In this competitive field, goodwill gestures and campaign contributions come with the territory. Several of the companies already profiting from the relief effort have ties to Joe Allbaugh, former Federal Emergency Management Agency director and Bush's chief of staff when he was governor of Texas. They include a subsidiary of Halliburton, Vice President Dick Cheney's former employer.

One of the companies competing for a share of the cleanup business is MLU Services, a disaster recovery company based in Athens. According to a story in The Hill, a Washington newspaper, the company, which has contributed $50,000 in bottled water to the relief effort in Biloxi, Miss., is represented in Washington by Diane Allbaugh, Allbaugh's wife.

Attempts to reach representatives of MLU Services were unsuccessful Wednesday. According to a database operated by the Center for Responsive Politics, company President Marcia Ulm, Billy Ulm and William Ulm Sr. have given more than $160,000 to Republican candidates and committees in the 2004 and 2006 contribution cycles.

The Allbaughs' lobbying firm also represents Shaw Environmental Group, based in Baton Rouge, La., which has been awarded a major housing contract.

The size of cleanup contracts and the administration's connections with the firms that are getting them leave the White House open to charges of cronyism, said Rep. Lynn Westmoreland (R-Ga.), one of only 10 House members to vote against a $52 billion measure that was the major part of the relief outlay.

"The natural tendency, when you have something like this happen, is to call somebody you know and say, 'Hey, man, I need some help.' And you end up paying X amount of money to them, and it just looks funny," Westmoreland said.

He said he believes the key to containing the costs of the disaster is to handle costs "in increments." But when it comes to cleanup operations, that can be tricky.

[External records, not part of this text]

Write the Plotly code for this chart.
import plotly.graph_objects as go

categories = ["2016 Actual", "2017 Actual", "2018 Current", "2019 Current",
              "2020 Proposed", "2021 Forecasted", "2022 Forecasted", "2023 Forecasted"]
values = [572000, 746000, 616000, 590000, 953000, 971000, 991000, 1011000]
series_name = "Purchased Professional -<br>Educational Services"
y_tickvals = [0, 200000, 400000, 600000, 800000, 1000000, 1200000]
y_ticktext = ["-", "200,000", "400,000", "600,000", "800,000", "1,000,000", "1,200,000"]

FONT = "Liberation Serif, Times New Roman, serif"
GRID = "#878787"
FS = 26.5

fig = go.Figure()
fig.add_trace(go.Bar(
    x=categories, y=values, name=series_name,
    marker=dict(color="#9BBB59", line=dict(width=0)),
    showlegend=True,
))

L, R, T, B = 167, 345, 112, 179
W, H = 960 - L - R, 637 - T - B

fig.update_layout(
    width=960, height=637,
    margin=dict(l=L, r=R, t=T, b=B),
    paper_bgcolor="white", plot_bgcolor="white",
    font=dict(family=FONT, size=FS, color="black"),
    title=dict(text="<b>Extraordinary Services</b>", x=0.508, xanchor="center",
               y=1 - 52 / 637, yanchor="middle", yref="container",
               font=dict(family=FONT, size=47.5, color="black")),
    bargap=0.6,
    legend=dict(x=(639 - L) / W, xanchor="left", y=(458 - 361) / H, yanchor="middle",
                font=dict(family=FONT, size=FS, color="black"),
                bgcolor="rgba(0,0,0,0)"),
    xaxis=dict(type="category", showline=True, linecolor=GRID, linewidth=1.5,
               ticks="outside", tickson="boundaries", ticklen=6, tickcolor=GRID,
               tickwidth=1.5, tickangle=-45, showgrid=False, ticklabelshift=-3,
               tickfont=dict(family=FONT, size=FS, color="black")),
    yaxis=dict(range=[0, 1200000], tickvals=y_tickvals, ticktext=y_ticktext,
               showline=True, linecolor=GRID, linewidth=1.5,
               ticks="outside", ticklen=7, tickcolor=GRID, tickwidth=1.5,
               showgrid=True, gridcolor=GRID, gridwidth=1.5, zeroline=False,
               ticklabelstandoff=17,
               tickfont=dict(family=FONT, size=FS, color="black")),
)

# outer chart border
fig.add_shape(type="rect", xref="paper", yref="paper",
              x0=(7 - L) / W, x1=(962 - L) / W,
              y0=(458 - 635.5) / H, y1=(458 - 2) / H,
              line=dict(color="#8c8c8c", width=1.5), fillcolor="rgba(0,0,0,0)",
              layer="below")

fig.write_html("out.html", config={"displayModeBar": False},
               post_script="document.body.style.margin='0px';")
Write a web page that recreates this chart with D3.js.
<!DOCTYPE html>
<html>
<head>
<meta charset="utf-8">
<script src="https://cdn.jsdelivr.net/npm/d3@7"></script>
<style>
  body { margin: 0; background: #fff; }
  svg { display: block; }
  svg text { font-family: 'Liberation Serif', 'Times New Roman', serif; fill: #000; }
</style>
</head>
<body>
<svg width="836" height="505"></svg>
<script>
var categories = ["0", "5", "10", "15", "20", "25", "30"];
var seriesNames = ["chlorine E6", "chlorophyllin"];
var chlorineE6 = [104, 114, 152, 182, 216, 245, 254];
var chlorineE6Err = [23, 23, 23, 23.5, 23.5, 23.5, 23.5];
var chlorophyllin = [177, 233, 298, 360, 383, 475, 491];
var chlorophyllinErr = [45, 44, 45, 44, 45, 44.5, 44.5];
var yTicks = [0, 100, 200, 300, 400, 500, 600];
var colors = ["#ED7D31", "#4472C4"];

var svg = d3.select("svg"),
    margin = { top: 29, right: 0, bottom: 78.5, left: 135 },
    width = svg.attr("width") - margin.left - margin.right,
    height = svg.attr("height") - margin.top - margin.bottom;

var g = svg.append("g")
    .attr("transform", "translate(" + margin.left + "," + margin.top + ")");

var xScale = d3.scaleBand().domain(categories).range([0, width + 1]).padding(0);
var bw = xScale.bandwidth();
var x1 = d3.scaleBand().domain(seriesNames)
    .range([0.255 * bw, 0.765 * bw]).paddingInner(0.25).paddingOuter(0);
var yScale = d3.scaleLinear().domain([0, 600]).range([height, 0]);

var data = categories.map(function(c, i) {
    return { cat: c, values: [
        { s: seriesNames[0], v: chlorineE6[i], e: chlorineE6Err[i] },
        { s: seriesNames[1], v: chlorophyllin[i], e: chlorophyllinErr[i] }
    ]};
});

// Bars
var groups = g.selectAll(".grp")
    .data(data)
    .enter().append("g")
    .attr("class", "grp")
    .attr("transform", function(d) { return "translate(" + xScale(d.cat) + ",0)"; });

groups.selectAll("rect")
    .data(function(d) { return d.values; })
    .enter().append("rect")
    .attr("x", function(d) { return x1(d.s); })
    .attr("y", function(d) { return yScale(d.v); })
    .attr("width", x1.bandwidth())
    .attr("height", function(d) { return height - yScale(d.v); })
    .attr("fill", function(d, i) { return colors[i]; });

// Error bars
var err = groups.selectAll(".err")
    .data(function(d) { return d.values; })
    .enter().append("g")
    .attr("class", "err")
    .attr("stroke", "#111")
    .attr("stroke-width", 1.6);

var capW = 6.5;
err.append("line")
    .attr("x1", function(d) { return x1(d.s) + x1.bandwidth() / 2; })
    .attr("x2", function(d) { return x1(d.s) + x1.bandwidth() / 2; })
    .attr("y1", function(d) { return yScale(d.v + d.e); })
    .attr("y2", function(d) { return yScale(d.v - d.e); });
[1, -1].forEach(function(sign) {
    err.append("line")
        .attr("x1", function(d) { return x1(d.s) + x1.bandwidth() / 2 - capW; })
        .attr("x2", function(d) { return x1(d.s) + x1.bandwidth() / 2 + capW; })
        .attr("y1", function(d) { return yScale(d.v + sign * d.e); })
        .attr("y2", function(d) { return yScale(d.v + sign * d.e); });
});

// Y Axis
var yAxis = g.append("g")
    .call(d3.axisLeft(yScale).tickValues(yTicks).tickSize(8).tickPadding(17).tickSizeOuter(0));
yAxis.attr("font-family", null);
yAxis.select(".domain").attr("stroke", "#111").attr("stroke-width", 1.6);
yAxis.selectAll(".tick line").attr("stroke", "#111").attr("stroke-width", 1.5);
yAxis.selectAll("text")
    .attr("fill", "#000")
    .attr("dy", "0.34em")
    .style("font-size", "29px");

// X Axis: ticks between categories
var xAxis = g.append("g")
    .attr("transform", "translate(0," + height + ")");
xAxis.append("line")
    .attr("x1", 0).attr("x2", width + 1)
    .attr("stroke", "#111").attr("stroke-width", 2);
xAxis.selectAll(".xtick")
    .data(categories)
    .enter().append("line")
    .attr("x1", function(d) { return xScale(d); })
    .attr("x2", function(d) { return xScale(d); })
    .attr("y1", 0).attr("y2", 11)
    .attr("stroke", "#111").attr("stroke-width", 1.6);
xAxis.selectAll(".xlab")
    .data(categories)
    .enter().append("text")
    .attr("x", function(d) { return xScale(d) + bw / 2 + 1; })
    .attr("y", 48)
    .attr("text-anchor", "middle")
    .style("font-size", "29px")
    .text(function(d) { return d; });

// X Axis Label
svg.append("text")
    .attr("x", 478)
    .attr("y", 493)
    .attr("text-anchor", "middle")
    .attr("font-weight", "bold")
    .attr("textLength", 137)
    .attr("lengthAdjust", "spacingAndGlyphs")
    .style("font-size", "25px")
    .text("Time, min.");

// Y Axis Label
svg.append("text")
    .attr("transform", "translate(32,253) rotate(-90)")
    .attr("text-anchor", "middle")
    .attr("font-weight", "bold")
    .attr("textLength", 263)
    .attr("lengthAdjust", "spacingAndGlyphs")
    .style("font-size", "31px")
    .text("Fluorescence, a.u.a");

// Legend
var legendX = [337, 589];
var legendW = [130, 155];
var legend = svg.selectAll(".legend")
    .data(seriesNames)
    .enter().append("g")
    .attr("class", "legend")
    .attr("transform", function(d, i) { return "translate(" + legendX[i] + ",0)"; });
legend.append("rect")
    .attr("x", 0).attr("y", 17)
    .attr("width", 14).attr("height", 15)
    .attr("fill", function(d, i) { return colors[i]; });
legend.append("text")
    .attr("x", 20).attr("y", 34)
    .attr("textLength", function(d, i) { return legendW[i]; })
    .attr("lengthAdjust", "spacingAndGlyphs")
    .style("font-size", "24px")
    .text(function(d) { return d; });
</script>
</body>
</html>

Because it can be hard to estimate how much time it will take to clean up and haul away debris, the Federal Emergency Management Agency uses a process in which it pays for the hours involved in a cleanup through a pre-arranged contractor, rather than attempting to find the lowest bidder. And big as they are, bid announcements being made today in Memphis represent only the cleanup jobs that contractors already employed by FEMA can't get to.

"Because of the magnitude of the work, they're having to issue additional contracts," said Army Corps spokeswoman Amanda Ellison.

Westmoreland said he has had calls from contractors frustrated with the process for signing up to do subcontracting work with FEMA. In the confusion after the storm, contractors have complained they've had difficulty making direct contact with the FEMA officials responsible for directing them toward work.

Langford — who began his legislative career as a Democrat and ended it as a Republican — said the unpredictable nature of disasters dictates the system of negotiated bids among a few, specialized players.

"There's not much other way to do it. But do I think these bids tend to go toward certain folks? Yes," he said.

While he said he has no direct knowledge of how political connections work in the cleanup business, Landford added, "I feel like it's probably an integral part of it."

Though it's "the plum," in Langford's words, the cleanup money is only the beginning of a massive federal spending program unprecedented not only in its size but the speed in which the money is being spent.

"It's awfully easy to be compassionate with somebody else's money," Westmoreland said.